Indeed he was. He discarded everything except his life with her. He resigned from the bank; they sold the Lido condo, and he wanted to leave Venice behind. Marlena says:
“The stranger who is now my husband decides he no longer wishes to live on the fringes of a little island in the Adriatic Sea nor work in a bank, and so now neither he nor I have a house or work and we are beginning at the beginning. Incredibly, I am at ease with all of this.” [p. 234]
After much searching, they found a home in Tuscany. That story is told in her following book: A Thousand Days in Tuscany.
It may seem that I’ve spoiled everything in this posting. I can assure you I have not! This book is beautifully written and a double joy to read: for the writing AND for the story that’s told. I’ve personally read it 3 times and surely will read it again. There’s also a bonus: RECIPES for mouthwatering Italian dishes from the multi-talented cook that is Marlena!

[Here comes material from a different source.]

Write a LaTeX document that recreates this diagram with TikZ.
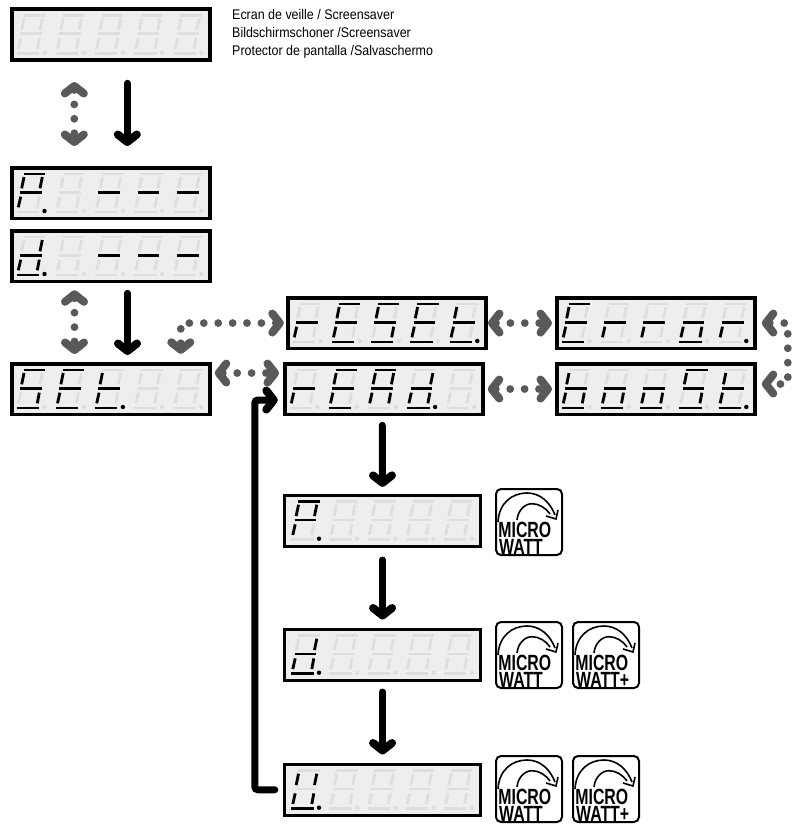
\documentclass[tikz,border=0pt]{standalone}
\usepackage{fontspec}
\setmainfont{Liberation Sans}[FakeStretch=0.89]
\newfontfamily\wattfont{Liberation Sans}[FakeStretch=0.72]
\usetikzlibrary{arrows.meta}
\definecolor{hopgray}{HTML}{58595B}
\definecolor{lcdfill}{HTML}{EDEEEE}
\definecolor{lcdoff}{HTML}{DEDEDE}
\def\lcdpitch{39.2}
\def\lcdshift{0}
\tikzset{
  lcdbox/.style={draw=black, fill=lcdfill, line width=3.6, minimum width=198, minimum height=50.5, outer sep=0, inner sep=0, anchor=north west},
  lcdthin/.code={\def\lcdpitch{38.2}\def\lcdshift{1.5}\tikzset{line width=3, minimum width=195.5}},
  segon/.style={draw=black, line width=2.8},
  segoff/.style={draw=lcdoff, line width=2.8},
  bighead/.tip={Straight Barb[length=7.5pt,width=19pt,line width=8pt,round]},
  flow/.style={draw=black, line width=7, line cap=round, -bighead},
  hop/.style={draw=hopgray, line width=7.8, line cap=round, dash pattern=on 0pt off 14.4pt, bighead-bighead},
  wattbox/.style={draw=black, line width=2, rounded corners=5, minimum size=66, outer sep=0, inner sep=0, anchor=north west},
  wattarc/.style={draw=black, line width=1.6},
  wattword/.style={anchor=base west, inner sep=0, font={\wattfont\bfseries\fontsize{22}{22}\selectfont}}
}
% segments of one digit
\def\sega#1{\draw[#1] (11.7,6.2) -- (33.2,6.2);}
\def\segb#1{\draw[#1] (30.5,9.2) -- (28.2,20.5);}
\def\segc#1{\draw[#1] (27.5,28.9) -- (25.5,39.5);}
\def\segd#1{\draw[#1] (4.9,44.2) -- (27.2,44.2);}
\def\sege#1{\draw[#1] (8.9,28.9) -- (6.5,39.5);}
\def\segf#1{\draw[#1] (12.2,9.2) -- (9.9,20.5);}
\def\segg#1{\draw[#1] (8.2,24.5) -- (29.9,24.5);}
% glyphs
\def\glP{a,b,f,g,e}
\def\gld{b,g,e,c,d}
\def\glS{a,f,g,c,d}
\def\glE{a,f,g,e,d}
\def\glt{f,g,e,d}
\def\glr{g,e}
\def\glA{a,f,b,g,e,c}
\def\glo{g,e,c,d}
\def\glb{f,g,e,c,d}
\def\glU{f,b,e,c,d}
\def\gldash{g}
% [style]{name}{position}{digit/glyph list}{digit with lit point}
\newcommand{\lcd}[5][]{
  \node[lcdbox,#1] (#2) at (#3) {};
  \begin{scope}[shift={(#2.north west)},#1]
    \foreach \dg in {0,...,4} {
      \foreach \sg in {a,b,c,d,e,f,g}
        \csname seg\sg\endcsname{segoff,xshift=\lcdshift+\dg*\lcdpitch};
      \fill[lcdoff,xshift=\lcdshift+\dg*\lcdpitch] (32.7,43.2) circle (2.2);
    }
    \foreach \dg/\gl in {#4} {
      \edef\seglist{\csname gl\gl\endcsname}
      \foreach \sg in \seglist
        \csname seg\sg\endcsname{segon,xshift=\lcdshift+\dg*\lcdpitch};
    }
    \fill[black,xshift=\lcdshift+#5*\lcdpitch] (32.7,43.2) circle (2.2);
  \end{scope}
}
% the screensaver shows nothing lit
\newcommand{\lcdblank}[2]{
  \node[lcdbox] (#1) at (#2) {};
  \begin{scope}[shift={(#1.north west)}]
    \foreach \dg in {0,...,4} {
      \foreach \sg in {a,b,c,d,e,f,g}
        \csname seg\sg\endcsname{segoff,xshift=\dg*\lcdpitch};
      \fill[lcdoff,xshift=\dg*\lcdpitch] (32.7,43.2) circle (2.2);
    }
  \end{scope}
}
% {name}{position}{lower text}
\newcommand{\mwicon}[3]{
  \node[wattbox] (#1) at (#2) {};
  \begin{scope}[shift={(#1.north west)}]
    \draw[wattarc] (2,33) .. controls (3,14) and (16,4) .. (31,4) .. controls (44,4) and (54,13) .. (59,26);
    \draw[wattarc] (21,31) .. controls (22,21) and (29,14.7) .. (36,14.7) .. controls (43,14.7) and (50,19) .. (54,25);
    \draw[wattarc] (62,21) -- (60,30) -- (50,27);
    \node[wattword] (#1m) at (2.2,48) {MICRO};
    \node[wattword] (#1w) at (3,65) {#3};
  \end{scope}
}
\begin{document}
\begin{tikzpicture}[x=1pt,y=-1pt]
\useasboundingbox (0,0) rectangle (794,824);
\lcdblank{scrn}{11.8,9.3}
\lcd{setP}{11.8,167.8}{0/P,2/dash,3/dash,4/dash}{0}
\lcd{setd}{11.8,230.8}{0/d,2/dash,3/dash,4/dash}{0}
\lcd{set}{11.8,363.8}{0/S,1/E,2/t}{2}
\lcd{reset}{287.8,297.8}{0/r,1/E,2/S,3/E,4/t}{4}
\lcd{read}{284.8,363.8}{0/r,1/E,2/A,3/d}{3}
\lcd{error}{556.8,297.8}{0/E,1/r,2/r,3/o,4/r}{4}
\lcd{boost}{556.8,363.8}{0/b,1/o,2/o,3/S,4/t}{4}
\lcd[lcdthin]{showP}{284.8,495.5}{0/P}{0}
\lcd[lcdthin]{showd}{284.8,629.5}{0/d}{0}
\lcd[lcdthin]{showU}{284.8,764.5}{0/U}{0}
\mwicon{iconP}{496,489}{WATT}
\mwicon{icond}{496,622}{WATT}
\mwicon{icondp}{573,622}{WATT+}
\mwicon{iconU}{496,756}{WATT}
\mwicon{iconUp}{573,756}{WATT+}
\node[anchor=north west, inner sep=0, align=left, font=\fontsize{14}{18.3}\selectfont] (note) at (232,9) {Ecran de veille / Screensaver\\Bildschirmschoner /Screensaver\\Protector de pantalla /Salvaschermo};
\draw[flow] ([xshift=16.5,yshift=-23.5]scrn.south) -- ([xshift=16.5,yshift=21.8]setP.north);
\draw[hop] ([xshift=-36.5,yshift=-22.2]scrn.south) -- ([xshift=-36.5,yshift=21.8]setP.north);
\draw[flow] ([xshift=16.7,yshift=-12]setd.south) -- ([xshift=16.7,yshift=8.8]set.north);
\draw[hop] ([xshift=-36.3,yshift=-9]setd.south) -- ([xshift=-36.3,yshift=9.8]set.north);
\draw[hop] ([xshift=-4]reset.west) -| ([xshift=70,yshift=10]set.north);
\draw[hop] ([xshift=5,yshift=16]set.east) -- ([xshift=-5.8,yshift=16]read.west);
\draw[hop] ([xshift=2.2]reset.east) -- ([xshift=-4.8]error.west);
\draw[hop] ([xshift=5]read.east) -- ([xshift=-4.8]boost.west);
\coordinate (loop) at ([xshift=33]error.east);
\draw[hop] ([xshift=7]error.east) -- (loop) |- ([xshift=7,yshift=5]boost.east);
\draw[flow] ([xshift=-1.5,yshift=-11]read.south) -- ([yshift=8.6]showP.north);
\draw[flow] ([yshift=-14]showP.south) -- ([yshift=10]showd.north);
\draw[flow] ([yshift=-12]showd.south) -- ([yshift=10]showU.north);
\coordinate (back) at ([xshift=-30,yshift=-11]read.west);
\draw[flow,rounded corners=3] ([xshift=-10]showU.west) -| (back) -- ([xshift=-7,yshift=-11]read.west);
\end{tikzpicture}
\end{document}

I love this book for another reason. Just the fact that any 2 people find each other amid the chaos and turmoil of this world renders me speechless (hard to imagine, I know). I always think of the timing involved; how if one of them had deviated from what they did & when, deviated by a single minute earlier or later, hit one more red light, they may not have met. If they had each taken one different path in life when confronted with a choice (as we all are), everything would have been different. It’s tempting to believe in Fate.
A Thousand Days in Venice will be available at Grover Beach Community Library.